Não bastasse isso, governo e Legislativo, de comum acordo, fazem inserir no texto da LOA a faculdade de o chefe do Executivo remanejar até 30% de todas as dotações orçamentárias.
E mais, de uns tempos para cá, criou-se um item de contingenciamento de verbas, isto é, verbas sem destinação específica, cuja execução fica a critério do governo. Isso fere o princípio constitucional de fixação de despesas públicas.
Resumindo, não há propriamente um orçamento anual a ser executado de acordo com o plano de ação governamental, que, igualmente, não existe. Tudo é feito de improviso e na base da "orelhada".
Dessa forma, nenhuma das normas das leis orçamentárias (PPA, LDO e LOA) tem sua atuação no plano concreto. No governo Dilma, era comum alterar e ajustar as metas fixadas na LDO no apagar das luzes do exercício, com efeito retroativo.
Por isso, o déficit das contas públicas é sistemático. Nenhum instrumento normativo, seja em nível constitucional, seja em nível infraconstitucional, é eficaz. O teto de gastos, a âncora fiscal, o corte de despesas, a LRF, a Lei 4.320/64 etc., não saem do papel.
Tudo isso resulta em um sistema semiparlamentarista de governo desde o advento da Constituição Federal de 1988, cujo projeto estava voltado para a implantação do sistema parlamentarista de governo, em substituição ao sistema presidencialista, que não está dando certo em lugar algum do mundo, exceto nos Estados Unidos, onde dois partidos se revezam no poder.
Mas o egoísmo do governante de então fez emplacar o sistema presidencialista dentro de uma Constituição que continha a semente do sistema parlamentarista.
Enquanto não houver uma definição clara do sistema de governo, a balbúrdia orçamentária continuará, tendo como gestores dos recursos financeiros do Estado o Executivo e o Legislativo simultaneamente. Assim, não há orçamento que dê certo.
Nessa mistura de sistemas de governo, o Legislativo, que é um órgão incumbido do controle externo da execução orçamentária com o auxílio do TCU, continuará promovendo a execução parcial do orçamento anual que aprovou, por meio de emendas individuais, inclusive na modalidade de emenda "pix", de transferência acelerada de recursos; emendas de bancada, representando os 26 estados e o Distrito Federal; emendas do relator, incorporadas às emendas individuais; e emendas de comissão, regidas por mera resolução do Congresso Nacional. Amanhã, poderão surgir emendas da maioria parlamentar e da minoria parlamentar, além de emendas das regiões Norte, Nordeste e Centro-Sul etc.

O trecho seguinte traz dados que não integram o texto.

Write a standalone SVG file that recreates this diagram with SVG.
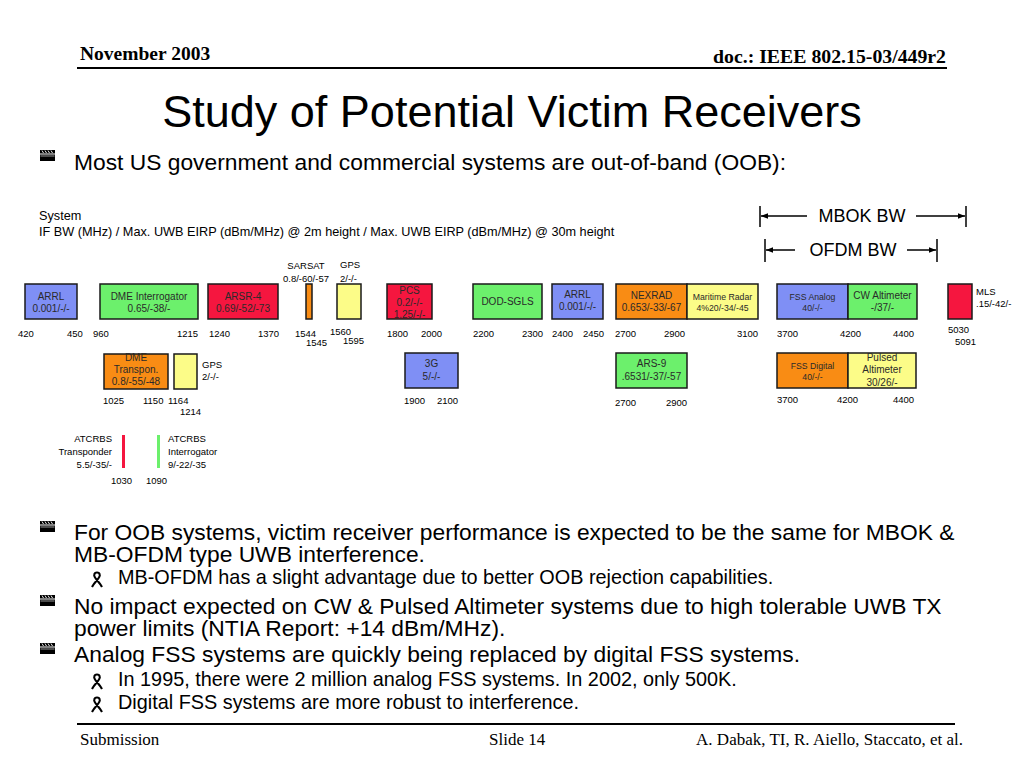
<svg xmlns="http://www.w3.org/2000/svg" width="1024" height="768" viewBox="0 0 1024 768">
<defs>
<style>
.hdr{font-family:"Liberation Serif","Times New Roman",serif;font-weight:bold;fill:#000}
.ftr{font-family:"Liberation Serif","Times New Roman",serif;font-size:17px;fill:#000}
.sans{font-family:"Liberation Sans",Arial,sans-serif;fill:#000}
.title{font-size:45px}
.b1{font-size:22.8px}
.b2{font-size:19.85px}
.sm{font-size:12.7px}
.bx{font-size:10px;fill:#2a2a2a;text-anchor:middle}
.bxs{font-size:8.7px;fill:#2a2a2a;text-anchor:middle}
.num{font-size:9.5px}
.lbl{font-size:9.5px}
.bw{font-size:18px}
.box{stroke:#1a1a1a;stroke-width:1.5}
.blue{fill:#7f8ff5}
.green{fill:#6cf06c}
.red{fill:#f5163f}
.orange{fill:#f98c14}
.yellow{fill:#fcfc88}
.conn{stroke:#000;stroke-width:1.5;fill:none}
</style>
<marker id="ah" viewBox="0 0 10 10" refX="10" refY="5" markerWidth="7" markerHeight="7" orient="auto-start-reverse" markerUnits="userSpaceOnUse">
<path d="M0,1 L10,5 L0,9 z" fill="#000"/>
</marker>
<g id="clap">
<rect x="0" y="0" width="15" height="3.5" fill="#000"/>
<path d="M2,0.5 L3.5,3 M5,0.5 L6.5,3 M8,0.5 L9.5,3 M11,0.5 L12.5,3" stroke="#fff" stroke-width="0.9"/>
<rect x="0" y="4.5" width="15" height="6.5" fill="#000"/>
<line x1="0.5" y1="6" x2="14.5" y2="6" stroke="#fff" stroke-width="0.6"/>
</g>
<path id="ribbon" d="M0,15 C3,9 8.5,6 7.8,2.8 C7.2,-0.3 2.8,-0.3 2.2,2.8 C1.5,6 7,9 10,15" stroke="#000" stroke-width="2.1" fill="none"/>
</defs>
<rect width="1024" height="768" fill="#fff"/>

<g id="header">
<text class="hdr" x="80" y="60" font-size="19.5">November 2003</text>
<text class="hdr" x="946" y="63" font-size="19.8" text-anchor="end">doc.: IEEE 802.15-03/449r2</text>
<line x1="77" y1="68" x2="947" y2="68" stroke="#000" stroke-width="2"/>
</g>

<text class="sans title" x="512" y="127" text-anchor="middle">Study of Potential Victim Receivers</text>

<g id="bullet1">
<use href="#clap" x="40" y="150"/>
<text class="sans b1" x="74" y="170">Most US government and commercial systems are out-of-band (OOB):</text>
</g>

<g id="legend">
<text class="sans sm" x="39" y="220">System</text>
<text class="sans sm" x="39" y="236">IF BW (MHz) / Max. UWB EIRP (dBm/MHz) @ 2m height / Max. UWB EIRP (dBm/MHz) @ 30m height</text>
</g>

<g id="connectors">
<line class="conn" x1="760" y1="206" x2="760" y2="227"/>
<line class="conn" x1="807" y1="216" x2="761" y2="216" marker-end="url(#ah)"/>
<line class="conn" x1="916" y1="216" x2="965" y2="216" marker-end="url(#ah)"/>
<line class="conn" x1="966" y1="206" x2="966" y2="227"/>
<line class="conn" x1="765" y1="239" x2="765" y2="262"/>
<line class="conn" x1="795" y1="250" x2="766" y2="250" marker-end="url(#ah)"/>
<line class="conn" x1="907" y1="250" x2="936" y2="250" marker-end="url(#ah)"/>
<line class="conn" x1="937" y1="239" x2="937" y2="262"/>
</g>
<g id="bw-labels">
<text class="sans bw" x="862" y="222" text-anchor="middle">MBOK BW</text>
<text class="sans bw" x="853" y="256" text-anchor="middle">OFDM BW</text>
</g>

<g id="arrl1"><rect class="box blue" x="25" y="284" width="52" height="35"/><text class="sans bx" x="51" y="300">ARRL</text><text class="sans bx" x="51" y="312">0.001/-/-</text></g>
<g id="dme-int"><rect class="box green" x="100" y="284" width="98" height="35"/><text class="sans bx" x="149" y="300">DME Interrogator</text><text class="sans bx" x="149" y="312">0.65/-38/-</text></g>
<g id="arsr4"><rect class="box red" x="208" y="284" width="70" height="35"/><text class="sans bx" x="243" y="300">ARSR-4</text><text class="sans bx" x="243" y="312">0.69/-52/-73</text></g>
<g id="sarsat"><rect class="box orange" x="306" y="284" width="6" height="35"/><text class="sans lbl" x="306" y="269" text-anchor="middle">SARSAT</text><text class="sans lbl" x="306" y="282" text-anchor="middle">0.8/-60/-57</text></g>
<g id="gps1"><rect class="box yellow" x="337" y="284" width="24" height="35"/><text class="sans lbl" x="340" y="268">GPS</text><text class="sans lbl" x="340" y="282">2/-/-</text></g>
<g id="pcs"><rect class="box red" x="387" y="284" width="45" height="35"/><text class="sans bx" x="409.5" y="294">PCS</text><text class="sans bx" x="409.5" y="306">0.2/-/-</text><text class="sans bx" x="409.5" y="318">1.25/-/-</text></g>
<g id="dod-sgls"><rect class="box green" x="473" y="284" width="69" height="35"/><text class="sans bx" x="507.5" y="305">DOD-SGLS</text></g>
<g id="arrl2"><rect class="box blue" x="552" y="284" width="51" height="35"/><text class="sans bx" x="577.5" y="298">ARRL</text><text class="sans bx" x="577.5" y="310">0.001/-/-</text></g>
<g id="nexrad"><rect class="box orange" x="616" y="284" width="71" height="35"/><text class="sans bx" x="651.5" y="299">NEXRAD</text><text class="sans bx" x="651.5" y="311">0.653/-33/-67</text></g>
<g id="maritime"><rect class="box yellow" x="687" y="284" width="71" height="35"/><text class="sans bxs" x="722.5" y="300">Maritime Radar</text><text class="sans bxs" x="722.5" y="311">4%20/-34/-45</text></g>
<g id="fss-analog"><rect class="box blue" x="777" y="284" width="71" height="35"/><text class="sans bxs" x="812.5" y="300">FSS Analog</text><text class="sans bxs" x="812.5" y="311">40/-/-</text></g>
<g id="cw-alt"><rect class="box green" x="848" y="284" width="69" height="35"/><text class="sans bx" x="882.5" y="299">CW Altimeter</text><text class="sans bx" x="882.5" y="311">-/37/-</text></g>
<g id="mls"><rect class="box red" x="948" y="284" width="24" height="35"/><text class="sans lbl" x="976" y="295">MLS</text><text class="sans lbl" x="976" y="307">.15/-42/-</text></g>

<g id="freq-row1" class="sans num">
<text x="18" y="337">420</text><text x="67" y="337">450</text><text x="93" y="337">960</text>
<text x="177" y="337">1215</text><text x="209" y="337">1240</text><text x="258" y="337">1370</text>
<text x="295" y="337">1544</text><text x="306" y="346">1545</text>
<text x="330" y="335">1560</text><text x="343" y="344">1595</text>
<text x="387" y="337">1800</text><text x="421" y="337">2000</text>
<text x="473" y="337">2200</text><text x="522" y="337">2300</text>
<text x="552" y="337">2400</text><text x="583" y="337">2450</text>
<text x="615" y="337">2700</text><text x="664" y="337">2900</text><text x="737" y="337">3100</text>
<text x="777" y="337">3700</text><text x="840" y="337">4200</text><text x="893" y="337">4400</text>
<text x="948" y="333">5030</text><text x="955" y="345">5091</text>
</g>

<g id="dme-trans"><rect class="box orange" x="104" y="354" width="64" height="35"/><text class="sans bx" x="136" y="361">DME</text><text class="sans bx" x="136" y="373">Transpon.</text><text class="sans bx" x="136" y="385">0.8/-55/-48</text></g>
<g id="gps2"><rect class="box yellow" x="174" y="354" width="23" height="35"/><text class="sans lbl" x="202" y="368">GPS</text><text class="sans lbl" x="202" y="380">2/-/-</text></g>
<g id="g3"><rect class="box blue" x="405" y="353" width="53" height="35"/><text class="sans bx" x="431.5" y="367">3G</text><text class="sans bx" x="431.5" y="380">5/-/-</text></g>
<g id="ars9"><rect class="box green" x="616" y="353" width="71" height="35"/><text class="sans bx" x="651.5" y="367">ARS-9</text><text class="sans bx" x="651.5" y="380">.6531/-37/-57</text></g>
<g id="fss-digital"><rect class="box orange" x="777" y="353" width="71" height="35"/><text class="sans bxs" x="812.5" y="369">FSS Digital</text><text class="sans bxs" x="812.5" y="380">40/-/-</text></g>
<g id="pulsed-alt"><rect class="box yellow" x="848" y="353" width="68" height="35"/><text class="sans bx" x="882" y="361">Pulsed</text><text class="sans bx" x="882" y="373">Altimeter</text><text class="sans bx" x="882" y="386">30/26/-</text></g>

<g id="freq-row2" class="sans num">
<text x="103" y="404">1025</text><text x="143" y="404">1150</text><text x="168" y="404">1164</text><text x="180" y="415">1214</text>
<text x="404" y="404">1900</text><text x="437" y="404">2100</text>
<text x="615" y="406">2700</text><text x="666" y="406">2900</text>
<text x="777" y="403">3700</text><text x="837" y="403">4200</text><text x="893" y="403">4400</text>
</g>

<g id="atcrbs-trans"><rect x="122" y="435" width="3" height="33" fill="#f5163f"/>
<text class="sans lbl" x="112" y="442" text-anchor="end">ATCRBS</text><text class="sans lbl" x="112" y="455" text-anchor="end">Transponder</text><text class="sans lbl" x="112" y="468" text-anchor="end">5.5/-35/-</text></g>
<g id="atcrbs-int"><rect x="157" y="435" width="3" height="33" fill="#6cf06c"/>
<text class="sans lbl" x="168" y="442">ATCRBS</text><text class="sans lbl" x="168" y="455">Interrogator</text><text class="sans lbl" x="168" y="468">9/-22/-35</text></g>
<g id="freq-row3" class="sans num"><text x="111" y="484">1030</text><text x="146" y="484">1090</text></g>

<g id="bullets">
<use href="#clap" x="40" y="521"/>
<text class="sans b1" x="74" y="540">For OOB systems, victim receiver performance is expected to be the same for MBOK &amp;</text>
<text class="sans b1" x="74" y="562">MB-OFDM type UWB interference.</text>
<use href="#ribbon" x="92" y="572"/>
<text class="sans b2" x="118" y="584">MB-OFDM has a slight advantage due to better OOB rejection capabilities.</text>
<use href="#clap" x="40" y="595"/>
<text class="sans b1" x="74" y="614">No impact expected on CW &amp; Pulsed Altimeter systems due to high tolerable UWB TX</text>
<text class="sans b1" x="74" y="636">power limits (NTIA Report: +14 dBm/MHz).</text>
<use href="#clap" x="40" y="643"/>
<text class="sans b1" x="74" y="662">Analog FSS systems are quickly being replaced by digital FSS systems.</text>
<use href="#ribbon" x="92" y="674"/>
<text class="sans b2" x="118" y="686">In 1995, there were 2 million analog FSS systems. In 2002, only 500K.</text>
<use href="#ribbon" x="92" y="697"/>
<text class="sans b2" x="118" y="709">Digital FSS systems are more robust to interference.</text>
</g>

<g id="footer">
<line x1="77" y1="724" x2="955" y2="724" stroke="#000" stroke-width="2"/>
<text class="ftr" x="80" y="745">Submission</text>
<text class="ftr" x="489" y="745">Slide 14</text>
<text class="ftr" x="963" y="745" text-anchor="end">A. Dabak, TI, R. Aiello, Staccato, et al.</text>
</g>
</svg>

Por derradeiro, para driblar o mecanismo de controle e fiscalização da execução orçamentária, existe uma parafernália de fundos instituídos ao arrepio do art. 165, §9º, inciso II da CF, que reclama a lei complementar para estabelecer as hipóteses de criação de fundos, bem como as condições de seu funcionamento.

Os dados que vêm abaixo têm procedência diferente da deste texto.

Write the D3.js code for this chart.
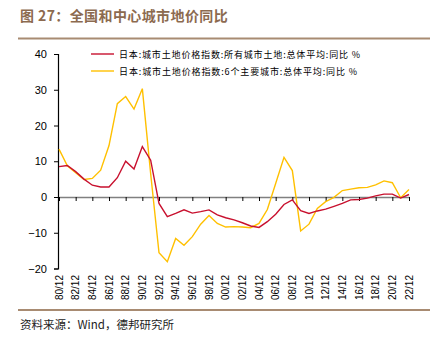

A título ilustrativo, podemos citar o fundo partidário, o fundo eleitoral, o fundo nacional de segurança pública, o fundo educacional etc.
Os fundos existentes na data da promulgação da Constituição de 1988 deveriam ter sido extintos à luz do art. 36 do ADCT. Não só foram mantidos, como também outros fundos são criados periodicamente. Esses fundos são os ralos por onde desaparecem os recursos financeiros públicos.
De fundo em fundo, o nosso orçamento anual vai parando no fundo do poço.
Dentro dessa realidade, que ninguém quer reconhecer, falar em plano de corte de despesas é uma piada. Aliás, enquanto se fala em cortes, estão aumentando as despesas de custeio, inchando a máquina governamental.